Word for word, set down the records and skip each picture.
⟨
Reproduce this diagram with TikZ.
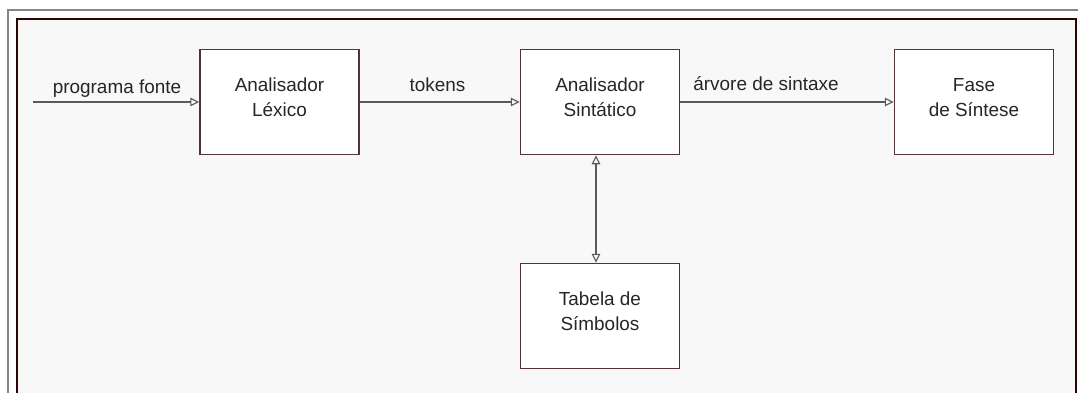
\documentclass[tikz,border=0pt]{standalone}
\usepackage{fontspec}
\setmainfont{Liberation Sans}
\usetikzlibrary{arrows.meta}
\definecolor{bgfill}{HTML}{F8F8F8}
\definecolor{frame}{HTML}{2E0505}
\definecolor{boxline}{HTML}{553333}
\definecolor{arr}{HTML}{5A5A5A}
\begin{document}
\begin{tikzpicture}[x=1bp,y=-1bp,
  blk/.style={draw=boxline,line width=1.5bp,fill=white,minimum width=159bp,minimum height=105bp,align=center,inner sep=0pt},
  btxt/.style={align=center,inner sep=0pt,font=\fontsize{19}{25}\selectfont,text=black!85},
  lbl/.style={font=\fontsize{19}{23}\selectfont,text=black!85,inner sep=0pt},
  conn/.style={draw=arr,line width=1.1bp,-{Triangle[open,length=9bp,width=8.5bp]}},
  conn2/.style={draw=arr,line width=1.1bp,{Triangle[open,length=9bp,width=8.5bp]}-{Triangle[open,length=9bp,width=8.5bp]}}]
\useasboundingbox (0,0) rectangle (1078,392);
\clip (0,0) rectangle (1078,392);
\fill[white] (0,0) rectangle (1078,392);
\draw[draw=gray!95,line width=2bp] (8,420) -- (8,9.5) -- (1100,9.5);
\draw[draw=frame,fill=bgfill,line width=2bp] (17,420) -- (17,19) -- (1076,19) -- (1076,420);
\node[blk] (lex) at (279.5,102) {};
\node[blk] (sin) at (600,102) {};
\node[blk] (fase) at (974,102) {};
\node[blk] (tab) at (600,316) {};
\node[btxt] (lext) at (279.5,97.5) {Analisador\\Léxico};
\node[btxt] (sint) at (600,97.5) {Analisador\\Sintático};
\node[btxt] (faset) at (974,97.5) {Fase\\de Síntese};
\node[btxt] (tabt) at (600,311) {Tabela de\\Símbolos};
\coordinate (in) at (33,102);
\draw[conn] (in) -- (lex.west);
\draw[conn] (lex.east) -- (sin.west);
\draw[conn] (sin.east) -- (fase.west);
\draw[conn2] ([xshift=-4bp]sin.south) -- ([xshift=-4bp]tab.north);
\node[lbl] (l1) at (117,89) {programa fonte};
\node[lbl] (l2) at (437.5,85) {tokens};
\node[lbl] (l3) at (766,84) {árvore de sintaxe};
\end{tikzpicture}
\end{document}
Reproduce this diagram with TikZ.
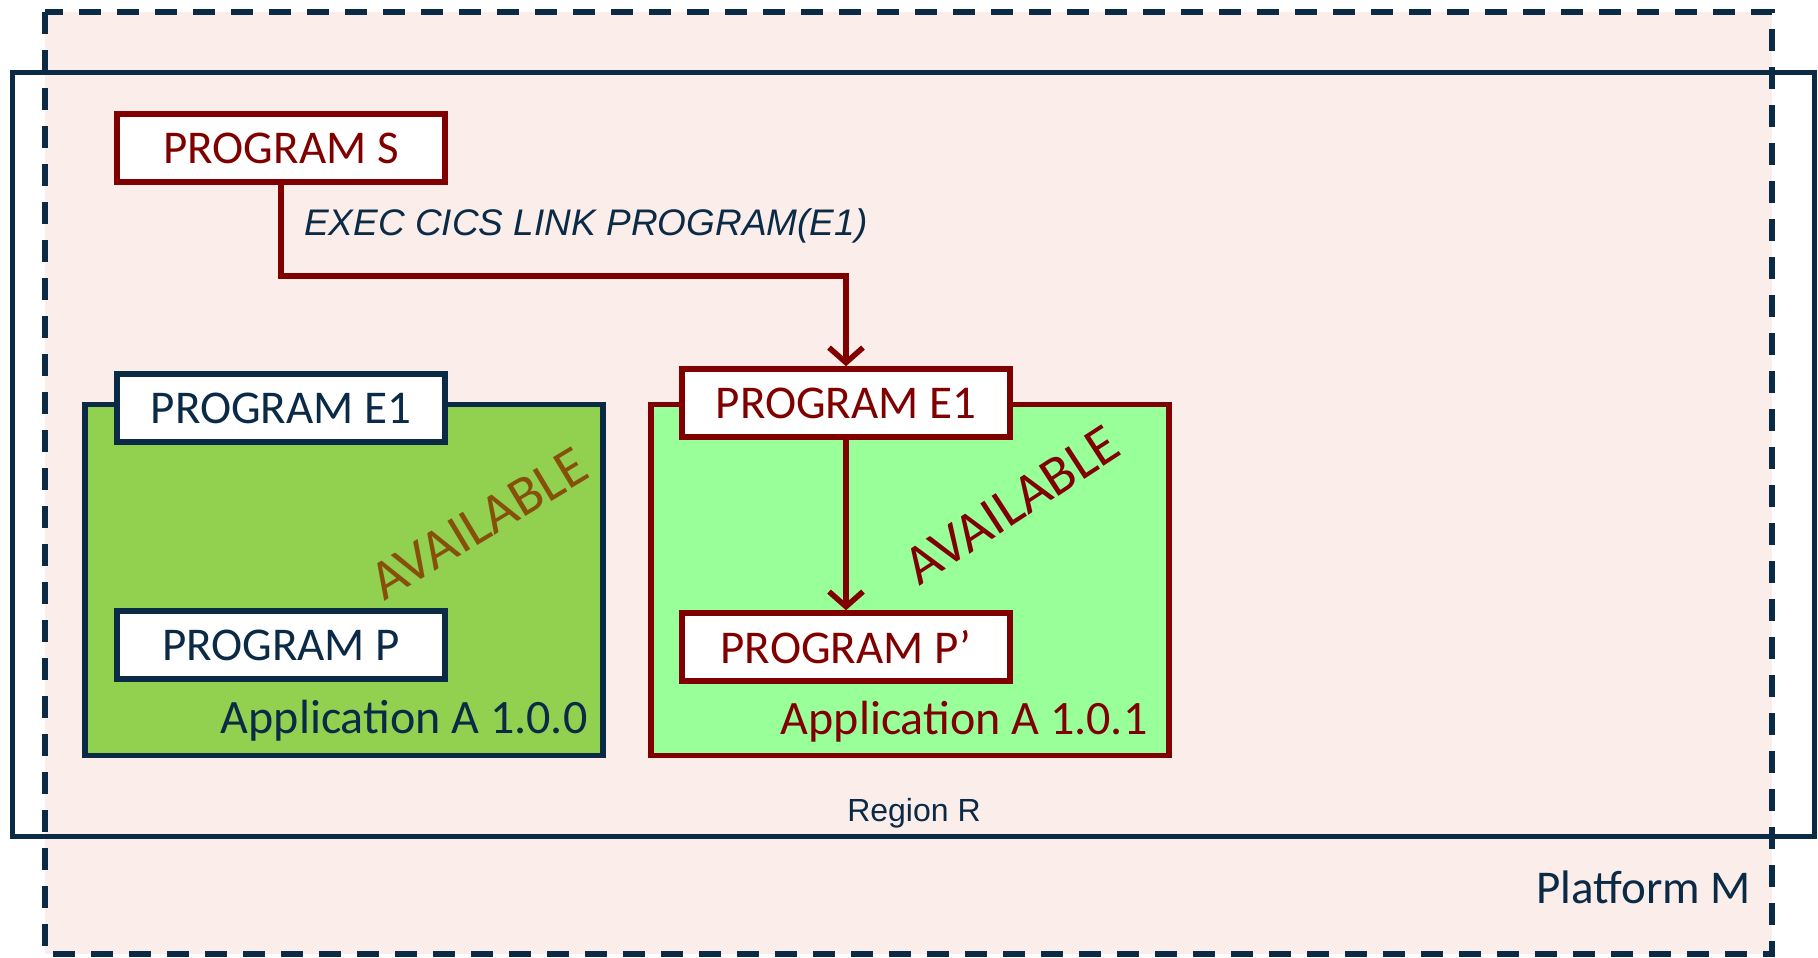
\documentclass[tikz,border=0pt]{standalone}
\usepackage{fontspec}
\setmainfont{Carlito}
\newfontfamily\arialfont{Liberation Sans}
\usetikzlibrary{arrows.meta,positioning}
\definecolor{navy}{RGB}{10,42,70}
\definecolor{darkred}{RGB}{128,0,0}
\definecolor{pinkbg}{RGB}{251,237,233}
\definecolor{appgreen}{RGB}{146,208,80}
\definecolor{lightgreen}{RGB}{153,255,153}
\definecolor{availbrown}{RGB}{135,80,10}
\tikzstyle{prog} = [draw, fill=white, line width=5.5pt, minimum width=328pt,
    minimum height=68pt, inner sep=0pt, font=\fontsize{47}{56}\selectfont]
\tikzstyle{app} = [draw, line width=5.5pt, inner sep=0pt, minimum width=518pt,
    minimum height=351pt]
\tikzstyle{avail} = [font=\fontsize{56}{62}\selectfont, inner sep=0pt]
\tikzstyle{link} = [darkred, line width=5.5pt, -{Straight Barb[length=15pt,width=34pt,line width=5.5pt]}]

\begin{document}
\begin{tikzpicture}[x=1pt, y=-1pt]
  \useasboundingbox (0,0) rectangle (1818,958);
  % Platform and region
  \fill [pinkbg] (45,12) rectangle (1772,954);
  \draw [navy, line width=5pt] (12,73) rectangle (1814,836);
  \draw [navy, line width=5.5pt, dash pattern=on 22pt off 16pt] (45,12) rectangle (1772,954);
  % Place nodes
  \node [app, draw=navy, fill=appgreen] (app0) at (344,580) {};
  \node [app, draw=darkred, fill=lightgreen] (app1) at (910,580) {};
  \node [prog, draw=darkred, text=darkred] (s) at (281,148) {PROGRAM S};
  \node [prog, draw=navy, text=navy] (e1old) at (281,408) {PROGRAM E1};
  \node [prog, draw=navy, text=navy] (pold) at (281,645) {PROGRAM P};
  \node [prog, draw=darkred, text=darkred] (e1new) at (846,403) {PROGRAM E1};
  \node [prog, draw=darkred, text=darkred] (pnew) at (846,647) {PROGRAM P’};
  % Labels
  \node [avail, text=availbrown, rotate=31] (av0) at (479,524) {AVAILABLE};
  \node [avail, text=darkred, rotate=33] (av1) at (1012,505) {AVAILABLE};
  \node [text=navy, anchor=east, inner sep=0pt, font=\fontsize{48}{56}\selectfont]
    (ver0) at ([xshift=-18pt,yshift=38pt]app0.south east) {Application A 1.0.0};
  \node [text=darkred, anchor=east, inner sep=0pt, font=\fontsize{48}{56}\selectfont]
    (ver1) at ([xshift=-24pt,yshift=37pt]app1.south east) {Application A 1.0.1};
  \node [text=navy, inner sep=0pt, font=\arialfont\fontsize{32}{38}\selectfont] (reg) at (914,813) {Region R};
  \node [text=navy, anchor=east, inner sep=0pt, font=\fontsize{47}{54}\selectfont] (plat) at (1751,887) {Platform M};
  % Links
  \node [text=navy, anchor=west, inner sep=0pt, font=\arialfont\itshape\fontsize{37}{44}\selectfont]
    (exec) at (304,226) {EXEC CICS LINK PROGRAM(E1)};
  \draw [link] (s.south) -- ++(0,91) -| (e1new.north);
  \draw [link] (e1new) -- (pnew);
\end{tikzpicture}
\end{document}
⟩
• [COMPLETED TASK]
Reproduce this diagram with TikZ.
\documentclass[tikz,border=0pt]{standalone}
\usepackage{fontspec}
\setmainfont{Liberation Sans}
\usetikzlibrary{arrows.meta}
\definecolor{bgfill}{HTML}{F8F8F8}
\definecolor{frame}{HTML}{2E0505}
\definecolor{boxline}{HTML}{553333}
\definecolor{arr}{HTML}{5A5A5A}
\begin{document}
\begin{tikzpicture}[x=1bp,y=-1bp,
  blk/.style={draw=boxline,line width=1.5bp,fill=white,minimum width=159bp,minimum height=105bp,align=center,inner sep=0pt},
  btxt/.style={align=center,inner sep=0pt,font=\fontsize{19}{25}\selectfont,text=black!85},
  lbl/.style={font=\fontsize{19}{23}\selectfont,text=black!85,inner sep=0pt},
  conn/.style={draw=arr,line width=1.1bp,-{Triangle[open,length=9bp,width=8.5bp]}},
  conn2/.style={draw=arr,line width=1.1bp,{Triangle[open,length=9bp,width=8.5bp]}-{Triangle[open,length=9bp,width=8.5bp]}}]
\useasboundingbox (0,0) rectangle (1078,392);
\clip (0,0) rectangle (1078,392);
\fill[white] (0,0) rectangle (1078,392);
\draw[draw=gray!95,line width=2bp] (8,420) -- (8,9.5) -- (1100,9.5);
\draw[draw=frame,fill=bgfill,line width=2bp] (17,420) -- (17,19) -- (1076,19) -- (1076,420);
\node[blk] (lex) at (279.5,102) {};
\node[blk] (sin) at (600,102) {};
\node[blk] (fase) at (974,102) {};
\node[blk] (tab) at (600,316) {};
\node[btxt] (lext) at (279.5,97.5) {Analisador\\Léxico};
\node[btxt] (sint) at (600,97.5) {Analisador\\Sintático};
\node[btxt] (faset) at (974,97.5) {Fase\\de Síntese};
\node[btxt] (tabt) at (600,311) {Tabela de\\Símbolos};
\coordinate (in) at (33,102);
\draw[conn] (in) -- (lex.west);
\draw[conn] (lex.east) -- (sin.west);
\draw[conn] (sin.east) -- (fase.west);
\draw[conn2] ([xshift=-4bp]sin.south) -- ([xshift=-4bp]tab.north);
\node[lbl] (l1) at (117,89) {programa fonte};
\node[lbl] (l2) at (437.5,85) {tokens};
\node[lbl] (l3) at (766,84) {árvore de sintaxe};
\end{tikzpicture}
\end{document}
Reproduce this diagram with TikZ.
\documentclass[tikz,border=0pt]{standalone}
\usepackage{fontspec}
\setmainfont{Carlito}
\newfontfamily\arialfont{Liberation Sans}
\usetikzlibrary{arrows.meta,positioning}
\definecolor{navy}{RGB}{10,42,70}
\definecolor{darkred}{RGB}{128,0,0}
\definecolor{pinkbg}{RGB}{251,237,233}
\definecolor{appgreen}{RGB}{146,208,80}
\definecolor{lightgreen}{RGB}{153,255,153}
\definecolor{availbrown}{RGB}{135,80,10}
\tikzstyle{prog} = [draw, fill=white, line width=5.5pt, minimum width=328pt,
    minimum height=68pt, inner sep=0pt, font=\fontsize{47}{56}\selectfont]
\tikzstyle{app} = [draw, line width=5.5pt, inner sep=0pt, minimum width=518pt,
    minimum height=351pt]
\tikzstyle{avail} = [font=\fontsize{56}{62}\selectfont, inner sep=0pt]
\tikzstyle{link} = [darkred, line width=5.5pt, -{Straight Barb[length=15pt,width=34pt,line width=5.5pt]}]

\begin{document}
\begin{tikzpicture}[x=1pt, y=-1pt]
  \useasboundingbox (0,0) rectangle (1818,958);
  % Platform and region
  \fill [pinkbg] (45,12) rectangle (1772,954);
  \draw [navy, line width=5pt] (12,73) rectangle (1814,836);
  \draw [navy, line width=5.5pt, dash pattern=on 22pt off 16pt] (45,12) rectangle (1772,954);
  % Place nodes
  \node [app, draw=navy, fill=appgreen] (app0) at (344,580) {};
  \node [app, draw=darkred, fill=lightgreen] (app1) at (910,580) {};
  \node [prog, draw=darkred, text=darkred] (s) at (281,148) {PROGRAM S};
  \node [prog, draw=navy, text=navy] (e1old) at (281,408) {PROGRAM E1};
  \node [prog, draw=navy, text=navy] (pold) at (281,645) {PROGRAM P};
  \node [prog, draw=darkred, text=darkred] (e1new) at (846,403) {PROGRAM E1};
  \node [prog, draw=darkred, text=darkred] (pnew) at (846,647) {PROGRAM P’};
  % Labels
  \node [avail, text=availbrown, rotate=31] (av0) at (479,524) {AVAILABLE};
  \node [avail, text=darkred, rotate=33] (av1) at (1012,505) {AVAILABLE};
  \node [text=navy, anchor=east, inner sep=0pt, font=\fontsize{48}{56}\selectfont]
    (ver0) at ([xshift=-18pt,yshift=38pt]app0.south east) {Application A 1.0.0};
  \node [text=darkred, anchor=east, inner sep=0pt, font=\fontsize{48}{56}\selectfont]
    (ver1) at ([xshift=-24pt,yshift=37pt]app1.south east) {Application A 1.0.1};
  \node [text=navy, inner sep=0pt, font=\arialfont\fontsize{32}{38}\selectfont] (reg) at (914,813) {Region R};
  \node [text=navy, anchor=east, inner sep=0pt, font=\fontsize{47}{54}\selectfont] (plat) at (1751,887) {Platform M};
  % Links
  \node [text=navy, anchor=west, inner sep=0pt, font=\arialfont\itshape\fontsize{37}{44}\selectfont]
    (exec) at (304,226) {EXEC CICS LINK PROGRAM(E1)};
  \draw [link] (s.south) -- ++(0,91) -| (e1new.north);
  \draw [link] (e1new) -- (pnew);
\end{tikzpicture}
\end{document}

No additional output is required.